Trump zwrócił się do sądu o wdrożenie zakazu WeChata

ARŻ, Bloomberg
opublikowano: 2020-09-25 12:13
zaktualizowano: 2020-09-25 11:51

Donald Trump poprosił sędzię z San Francisco o pozostawienie bez dalszego biegu wniosku użytkowników, którzy chcą zablokować wydanie zakazu korzystania z komunikatora WeChat. Prezydent argumentuje, że aplikacja stworzona przez chińską firmę Tencent zagraża bezpieczeństwu narodowemu.

Sędzia Lauerel Beeler wydała w tym tygodniu wstępną decyzję ws. zablokowania zakazu. Zrobiła to na wniosek użytkowników WeChata, którzy argumentują, że naruszyłby on wolności milionów chińskojęzycznych Amerykanów.

Donald Trump
Bloomberg

„Wstępny zezwala na dalsze, nieskrępowane korzystanie z WeChat, aplikacji mobilnej uznanej przez władzę wykonawczą za zagrożenie dla bezpieczeństwa narodowego i polityki zagranicznej Stanów Zjednoczonych. Pozwala to Pekinowi nadal obserwować Amerykanów oraz zbierać i wykorzystywać ogromne połacie osobistych i zastrzeżonych informacji” – stwierdzili rządowi prawnicy.

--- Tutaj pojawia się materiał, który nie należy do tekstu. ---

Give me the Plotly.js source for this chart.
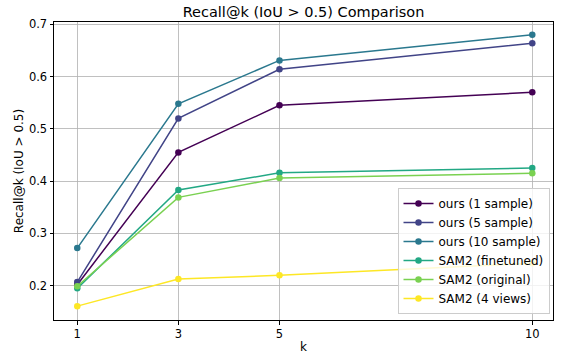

Stany Zjednoczone twierdzą, że WeChat jest zagrożeniem, ponieważ jego twórca, Tencent, jest powiązany z Komunistyczną Partią Chin, która może wykorzystywać aplikację do rozpowszechniania propagandy, śledzenia użytkowników i kradzieży ich danych. Podobnego argumentu użyto, aby wymusić na TikToku sprzedaż jego amerykańskich operacji Oracle i Walmartowi.

Sędzia Beeler częściowo przychyla się do obaw administracji Trumpa, jednak twierdzi, że rząd nie dostarczył wystarczających dowodów na potwierdzenie swojej tezy.